In our own individual lives, we have the ability to be optimistic, or pessimistic. It is a matter of moods, but also of mind over mood. It is strongly influenced by the people around us, and by the baleful influence of 24/7 news, with its distorted focus on isolated instances of disaster and tragedy. Do we want to shape our lives, or to hunker down in cynicism or superficial consumerism? Do we believe that the world can be a much better place, and that we can help to make it so?

Pessimism is negative. Optimism is positive. The ancient Greeks and the early Christians were right on the money. Optimism is good; pessimism is the work of the devil.

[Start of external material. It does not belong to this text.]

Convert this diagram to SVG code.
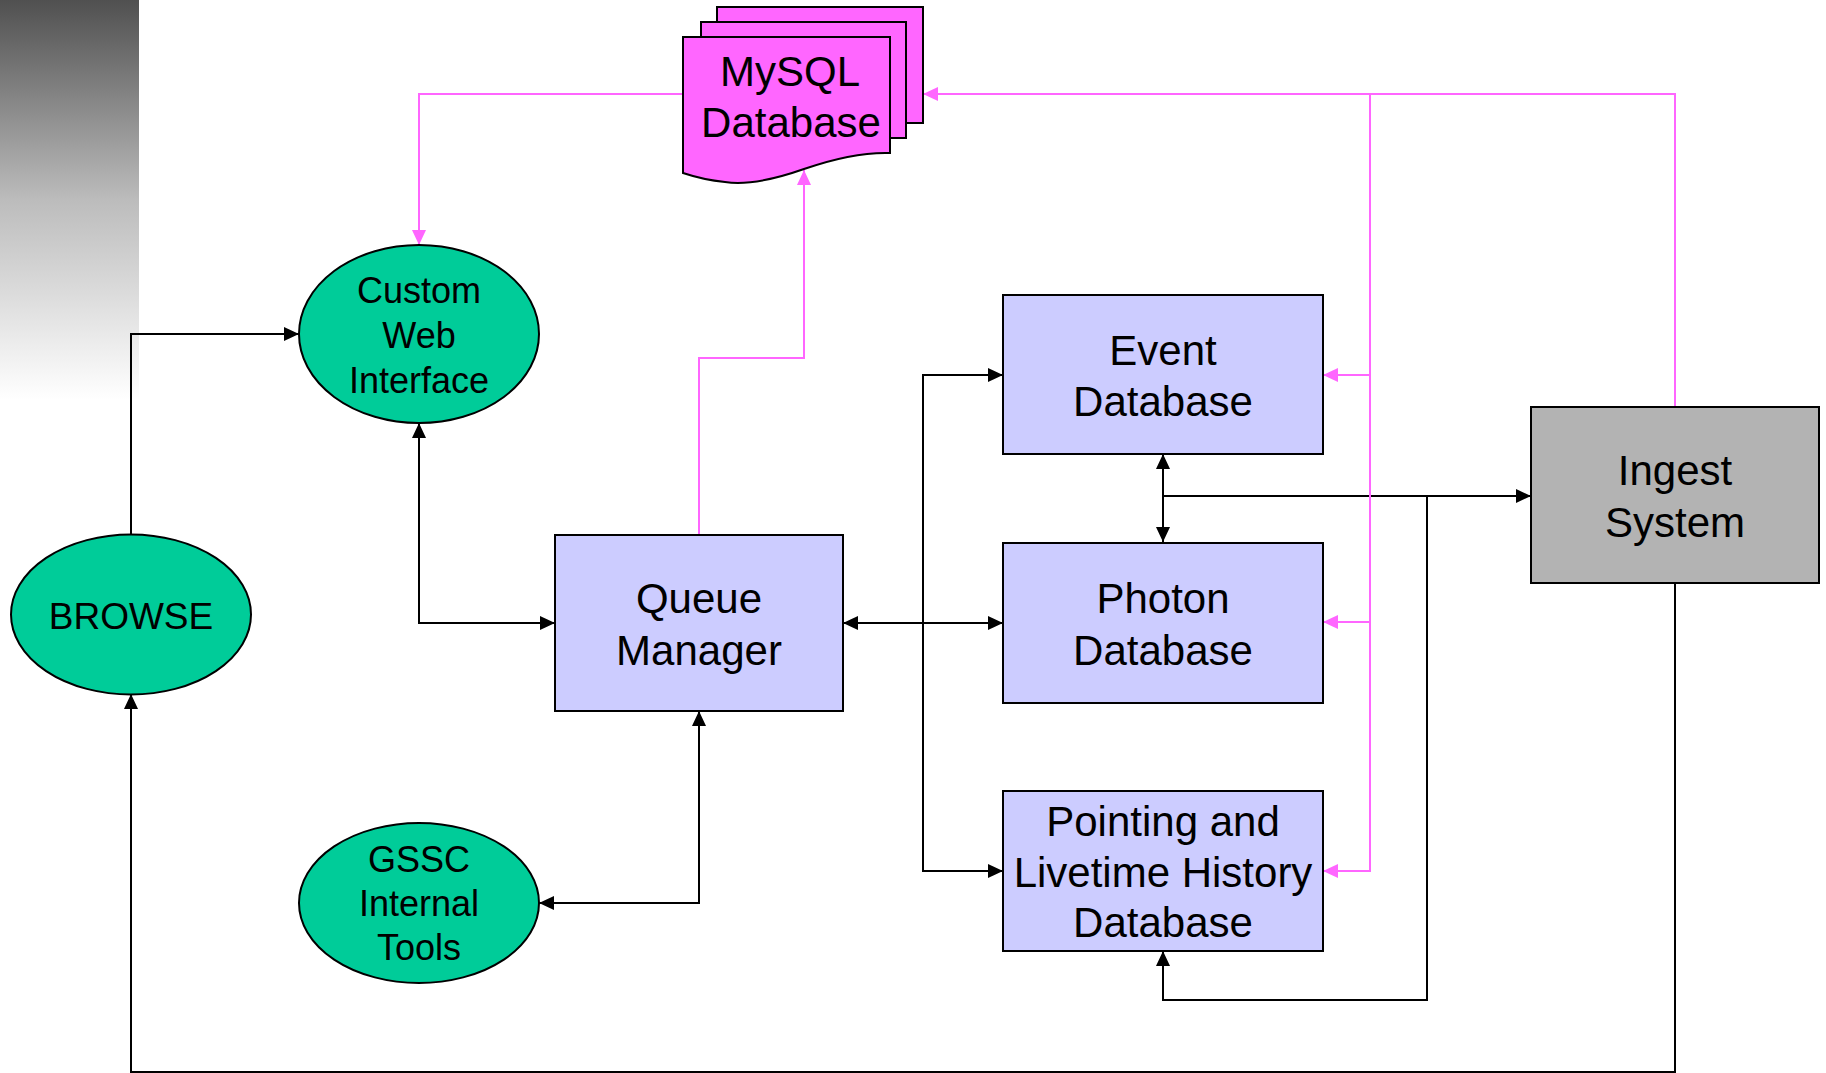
<svg xmlns="http://www.w3.org/2000/svg" width="1826" height="1073" viewBox="0 0 1826 1073">
<style>
  .ell { fill: #00cc99; stroke: #000; stroke-width: 2; }
  .box { fill: #ccccff; stroke: #000; stroke-width: 2; }
  .ing { fill: #b3b3b3; stroke: #000; stroke-width: 2; }
  .db { fill: #ff66ff; stroke: #000; stroke-width: 2; }
  .t { font-family: "Liberation Sans", Arial, sans-serif; fill: #000; text-anchor: middle; }
  .t42 { font-size: 42px; }
  .t36 { font-size: 36px; }
  .blk { fill: none; stroke: #000; stroke-width: 2; }
  .pnk { fill: none; stroke: #ff66ff; stroke-width: 2; }
</style>
<defs>
  <linearGradient id="grad" x1="0" y1="0" x2="0" y2="1">
    <stop offset="0" stop-color="#505050"/>
    <stop offset="0.5" stop-color="#bcbcbc"/>
    <stop offset="1" stop-color="#ffffff"/>
  </linearGradient>
  <marker id="ab" markerUnits="userSpaceOnUse" markerWidth="16" markerHeight="14" refX="15" refY="7" orient="auto-start-reverse">
    <path d="M0,0 L15,7 L0,14 z" fill="#000"/>
  </marker>
  <marker id="ap" markerUnits="userSpaceOnUse" markerWidth="16" markerHeight="14" refX="15" refY="7" orient="auto-start-reverse">
    <path d="M0,0 L15,7 L0,14 z" fill="#ff66ff"/>
  </marker>
</defs>
<rect width="1826" height="1073" fill="#fff"/>
<rect x="0" y="0" width="139" height="400" fill="url(#grad)"/>

<g id="connectors">
  <path class="blk" d="M131,535 V334 H299" marker-end="url(#ab)"/>
  <path class="blk" d="M419,423 V623 H555" marker-start="url(#ab)" marker-end="url(#ab)"/>
  <path class="blk" d="M843,623 H1003" marker-start="url(#ab)" marker-end="url(#ab)"/>
  <path class="blk" d="M1003,375 H923 V871 H1003" marker-start="url(#ab)" marker-end="url(#ab)"/>
  <path class="blk" d="M1163,454 V542" marker-start="url(#ab)" marker-end="url(#ab)"/>
  <path class="blk" d="M1163,496 H1531" marker-end="url(#ab)"/>
  <path class="blk" d="M1427,496 V1000 H1163 V951" marker-end="url(#ab)"/>
  <path class="blk" d="M699,711 V903 H539" marker-start="url(#ab)" marker-end="url(#ab)"/>
  <path class="blk" d="M1675,583 V1072 H131 V694" marker-end="url(#ab)"/>
  <path class="pnk" d="M683,94 H419 V245" marker-end="url(#ap)"/>
  <path class="pnk" d="M699,535 V358 H804 V170" marker-end="url(#ap)"/>
  <path class="pnk" d="M1675,407 V94 H923" marker-end="url(#ap)"/>
  <path class="pnk" d="M1370,94 V871 H1323" marker-end="url(#ap)"/>
  <path class="pnk" d="M1370,375 H1323" marker-end="url(#ap)"/>
  <path class="pnk" d="M1370,622 H1323" marker-end="url(#ap)"/>
</g>

<g id="mysql">
  <rect class="db" x="717" y="7" width="206" height="116"/>
  <rect class="db" x="701" y="22" width="205" height="116"/>
  <path class="db" d="M683,37 H890 V153 C860,152 830,160 804,169 C770,181 745,185 725,182 C705,180 695,177 683,173 Z"/>
  <text class="t t42" x="790" y="86">MySQL</text>
  <text class="t t42" x="791" y="137">Database</text>
</g>

<g id="custom-web">
  <ellipse class="ell" cx="419" cy="334" rx="120" ry="89"/>
  <text class="t t36" x="419" y="303">Custom</text>
  <text class="t t36" x="419" y="348">Web</text>
  <text class="t t36" x="419" y="393">Interface</text>
</g>

<g id="browse">
  <ellipse class="ell" cx="131" cy="614.5" rx="120" ry="80"/>
  <text class="t" style="font-size:37px" x="131" y="629">BROWSE</text>
</g>

<g id="queue">
  <rect class="box" x="555" y="535" width="288" height="176"/>
  <text class="t t42" x="699" y="613">Queue</text>
  <text class="t t42" x="699" y="665">Manager</text>
</g>

<g id="gssc">
  <ellipse class="ell" cx="419" cy="903" rx="120" ry="80"/>
  <text class="t t36" x="419" y="872">GSSC</text>
  <text class="t t36" x="419" y="916">Internal</text>
  <text class="t t36" x="419" y="960">Tools</text>
</g>

<g id="event-db">
  <rect class="box" x="1003" y="295" width="320" height="159"/>
  <text class="t t42" x="1163" y="365">Event</text>
  <text class="t t42" x="1163" y="416">Database</text>
</g>

<g id="photon-db">
  <rect class="box" x="1003" y="543" width="320" height="160"/>
  <text class="t t42" x="1163" y="613">Photon</text>
  <text class="t t42" x="1163" y="665">Database</text>
</g>

<g id="pointing-db">
  <rect class="box" x="1003" y="791" width="320" height="160"/>
  <text class="t t42" x="1163" y="836">Pointing and</text>
  <text class="t t42" x="1163" y="887">Livetime History</text>
  <text class="t t42" x="1163" y="937">Database</text>
</g>

<g id="ingest">
  <rect class="ing" x="1531" y="407" width="288" height="176"/>
  <text class="t" style="font-size:42px" x="1675" y="485">Ingest</text>
  <text class="t" style="font-size:42px" x="1675" y="537">System</text>
</g>
</svg>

Optimism is a duty, though a pleasant one. So when you feel yourself succumbing to pessimism, remember this - you can make life a heaven or a hell in your own mind, but heaven is good and hell is bad. Both are real. Why not vote for the reality that reflects the glory of humanity, and of your unique cultural heritage? Why not vote for the way that increases your potential and your power for good? There is no good reason not to, only the mushy incubus of bad ideas from people who combine high intelligence with breathtaking practical stupidity. Vote for optimism, every day, in every way.